According to the researchers, these inefficiencies obstruct the market’s capability to correct itself through arbitrage, a process essential for efficient price discovery.
“This fragmentation is the single greatest impediment to the market realizing its multi-trillion-dollar potential,” said Marko Vidrih, co-founder and chief operating officer at RWA.io.
“In traditional finance, the EU-wide SEPA Instant mandate shows how value can move across accounts in seconds. Tokenized assets should be just as frictionless,” Vidrih added.
Price Inefficiencies and Capital Friction Across Chains
The report highlights that one of the main effects of fragmentation is the ongoing price disparity for identical assets issued on varying blockchains.
It stated that economically equivalent tokenized assets frequently trade within a 1% to 3% price range across major networks, despite representing claims on the same underlying assets. Unlike traditional finance, where arbitrage would swiftly correct such market discrepancies, crosschain arbitrage is hindered by various technical challenges, fees, delays, and operational risks.
The report claims that the relocation costs far exceed the price differences, allowing these inefficiencies to endure. On top of this, RWA.io projected that moving capital between incompatible chains could incur losses ranging between 2% to 5% per transaction. This is attributed to exchange fees, slippage, transfer costs, gas fees, and timing risks, leading to an average estimated loss of about 3.5% for capital reallocation.

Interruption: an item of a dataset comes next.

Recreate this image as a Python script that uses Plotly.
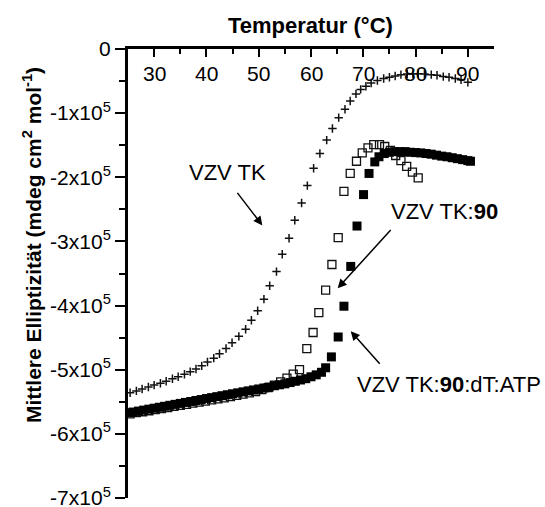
import plotly.graph_objects as go

# ---- data (values in units of 1e5 mdeg cm^2 mol^-1) ----
T_tk = [25.4, 26.6, 27.7, 28.9, 30.0, 31.2, 32.3, 33.5, 34.6, 35.8, 36.9, 38.0, 39.1, 40.2,
        41.4, 42.5, 43.75, 44.9, 46.2, 47.5, 48.6, 49.8, 51.0, 52.1, 53.4, 54.5, 55.8, 56.9,
        58.2, 59.3, 60.5, 61.7, 63.0, 64.1, 65.3, 66.5, 67.5, 68.6, 69.5, 70.5, 71.5, 72.7,
        73.9, 75.0, 76.1, 77.2, 78.4, 79.5, 80.5, 81.7, 83.0, 84.1, 85.3, 86.4, 87.6, 88.7, 90.0]
V_tk = [-5.36, -5.33, -5.30, -5.27, -5.24, -5.21, -5.18, -5.14, -5.11, -5.07, -5.03, -4.99, -4.94, -4.88,
        -4.82, -4.75, -4.67, -4.58, -4.48, -4.37, -4.23, -4.08, -3.90, -3.69, -3.47, -3.20, -2.95, -2.67,
        -2.40, -2.13, -1.86, -1.63, -1.42, -1.24, -1.07, -0.94, -0.81, -0.70, -0.63, -0.58, -0.53, -0.49,
        -0.46, -0.44, -0.42, -0.40, -0.39, -0.385, -0.385, -0.39, -0.40, -0.41, -0.43, -0.44, -0.46, -0.48, -0.52]

T_90 = [25.4, 26.6, 27.8, 29.0, 30.2, 31.4, 32.6, 33.8, 35.0, 36.2, 37.4, 38.6, 39.8, 41.0,
        42.2, 43.4, 44.6, 45.8, 47.0, 48.2, 49.4, 50.6, 51.8, 53.0, 54.2, 55.4, 56.6, 57.8,
        59.2, 60.4, 61.5, 62.8, 64.0, 65.2, 66.3, 67.5, 68.7, 69.8, 70.9, 72.0, 73.1, 74.1,
        75.2, 76.2, 77.2, 78.3, 79.4, 80.5]
V_90 = [-5.69, -5.67, -5.655, -5.64, -5.62, -5.605, -5.59, -5.57, -5.555, -5.54, -5.52, -5.505, -5.49, -5.47,
        -5.455, -5.44, -5.42, -5.40, -5.38, -5.36, -5.34, -5.31, -5.28, -5.24, -5.19, -5.13, -5.07, -5.00,
        -4.67, -4.42, -4.11, -3.76, -3.36, -2.94, -2.22, -1.94, -1.75, -1.62, -1.54, -1.49, -1.49, -1.52,
        -1.58, -1.66, -1.74, -1.83, -1.92, -2.01]

T_atp = [25.0, 26.0, 27.0, 28.0, 29.0, 30.0, 31.0, 32.0, 33.0, 34.0, 35.0, 36.0, 37.0, 38.0,
         39.0, 40.0, 41.0, 42.0, 43.0, 44.0, 45.0, 46.0, 47.0, 48.0, 49.0, 50.0, 51.0, 52.0,
         53.0, 54.0, 55.0, 56.0, 57.0, 58.0, 59.0, 60.0, 61.0, 62.0, 62.8, 63.9, 65.2, 66.3,
         67.6, 68.8, 70.05, 71.1, 72.2, 73.0, 74.0, 75.0, 76.0, 77.0, 78.0, 79.0, 80.0, 81.0,
         82.0, 83.0, 84.0, 85.0, 86.0, 87.0, 88.0, 89.0, 90.0, 90.5]
V_atp = [-5.67, -5.66, -5.645, -5.63, -5.615, -5.60, -5.585, -5.57, -5.555, -5.54, -5.525, -5.51, -5.495, -5.48,
         -5.465, -5.45, -5.435, -5.42, -5.405, -5.39, -5.375, -5.36, -5.345, -5.33, -5.315, -5.30, -5.285, -5.27,
         -5.25, -5.235, -5.22, -5.20, -5.18, -5.16, -5.14, -5.11, -5.08, -5.04, -4.97, -4.80, -4.49, -4.01,
         -3.39, -2.76, -2.27, -1.94, -1.76, -1.68, -1.63, -1.61, -1.60, -1.60, -1.60, -1.61, -1.615, -1.62,
         -1.63, -1.64, -1.655, -1.67, -1.68, -1.695, -1.71, -1.725, -1.74, -1.75]

SCALE = 1e5
x_ticks = [30, 40, 50, 60, 70, 80, 90]
y_ticks = [0, -1, -2, -3, -4, -5, -6, -7]
y_ticktext = ["0"] + [f"-{k}x10<sup>5</sup>" for k in range(1, 8)]

FONT = "Liberation Sans, Arial, sans-serif"
W, H = 545, 507
ML, MR, MT, MB = 128, 51, 49, 9
PW, PH = W - ML - MR, H - MT - MB

fig = go.Figure()
fig.add_trace(go.Scatter(x=T_tk, y=[v * SCALE for v in V_tk], mode="markers",
                         marker=dict(symbol="cross-thin-open", size=6, color="#111",
                                     line=dict(width=1.5, color="#111")),
                         showlegend=False))
fig.add_trace(go.Scatter(x=T_90, y=[v * SCALE for v in V_90], mode="markers",
                         marker=dict(symbol="square-open", size=8, color="#111",
                                     line=dict(width=1.3, color="#111")),
                         showlegend=False))
fig.add_trace(go.Scatter(x=T_atp, y=[v * SCALE for v in V_atp], mode="markers",
                         marker=dict(symbol="square", size=9, color="black",
                                     line=dict(width=0)),
                         showlegend=False))

fig.update_layout(
    width=W, height=H,
    margin=dict(l=ML, r=MR, t=MT, b=MB, autoexpand=False),
    plot_bgcolor="white", paper_bgcolor="white",
    font=dict(family=FONT, size=21, color="black"),
    xaxis=dict(side="top", range=[25, 95], tickvals=x_ticks, showticklabels=False,
               ticks="inside", ticklen=8, tickwidth=2, tickcolor="black",
               showline=True, linewidth=3, linecolor="black",
               showgrid=False, zeroline=False,
               minor=dict(dtick=5, tick0=25, ticks="inside", ticklen=5, tickwidth=2, tickcolor="black")),
    yaxis=dict(range=[-7 * SCALE, 0], tickvals=[t * SCALE for t in y_ticks], ticktext=y_ticktext,
               ticks="outside", ticklen=10, tickwidth=2, tickcolor="black",
               showline=True, linewidth=3, linecolor="black",
               showgrid=False, zeroline=False, ticklabeloverflow="allow",
               minor=dict(dtick=0.5 * SCALE, tick0=0, ticks="outside", ticklen=6, tickwidth=2, tickcolor="black"),
               tickfont=dict(size=21)),
)

# x tick labels drawn inside the plot, just below the top axis
for t in x_ticks:
    fig.add_annotation(text=str(t), x=t, xref="x", yref="paper", y=1 - (73.5 - MT) / PH,
                       showarrow=False, font=dict(size=21), xanchor="center", yanchor="middle")

# axis titles
fig.add_annotation(text="<b>Temperatur (°C)</b>", xref="paper", yref="paper",
                   x=(310 - ML) / PW, y=1 + (MT - 25) / PH, showarrow=False,
                   font=dict(size=22), xanchor="center", yanchor="middle")
fig.add_annotation(text="<b>Mittlere Elliptizität (mdeg cm<sup>2</sup> mol<sup>-1</sup>)</b>",
                   xref="paper", yref="paper", x=-(ML - 32) / PW, y=(H - MB - 245) / PH,
                   textangle=-90, showarrow=False, font=dict(size=21),
                   xanchor="center", yanchor="middle")

# series labels
fig.add_annotation(text="VZV TK", x=44.1, y=-1.93 * SCALE, showarrow=False, font=dict(size=22))
fig.add_annotation(text="VZV TK:<b>90</b>", x=85.5, y=-2.53 * SCALE, showarrow=False, font=dict(size=22))
fig.add_annotation(text="VZV TK:<b>90</b>:dT:ATP", xref="paper", x=(543 - ML) / PW, xanchor="right",
                   y=-5.23 * SCALE, showarrow=False, font=dict(size=22))

# arrows (head at x,y ; tail at ax,ay)
for hx, hy, tx, ty in [(50.7, -2.75, 45.7, -2.22), (65.1, -3.73, 75.5, -2.80), (67.6, -4.40, 73.4, -4.93)]:
    fig.add_annotation(text="", x=hx, y=hy * SCALE, ax=tx, ay=ty * SCALE, axref="x", ayref="y",
                       showarrow=True, arrowhead=2, arrowsize=1.2, arrowwidth=1.5, arrowcolor="black")

fig.write_html("out.html", config={"displayModeBar": False, "staticPlot": True},
               post_script="document.body.style.margin='0';")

If these patterns of fragmentation persist, RWA.io believes that associated friction costs could drain between $600 million and $1.3 billion annually from the market.
RWA.io anticipates that the market for tokenized RWAs could flourish into a $16 trillion to $30 trillion industry by 2030, warning that if current issues continue, the related economic drag could scale with that growth.
The application of existing fragmentation-related frictions to such a market size hints at potential annual losses ranging between $30 billion and $75 billion, transforming infrastructure limitations into a substantial hurdle for long-term expansion.
Tokenized Assets Gain Traction Despite Inefficiencies
Despite these claims of inefficiency, tokenized assets are still experiencing widespread adoption across both crypto-native platforms and conventional financial houses. This week, several companies announced their plans to tokenize equities. For instance, RWA-focused company Securitize shared its intention to begin compliant on-chain stock trading.
Furthermore, crypto exchange Coinbase rolled out a stock trading feature that allows users to invest directly in stocks via its application.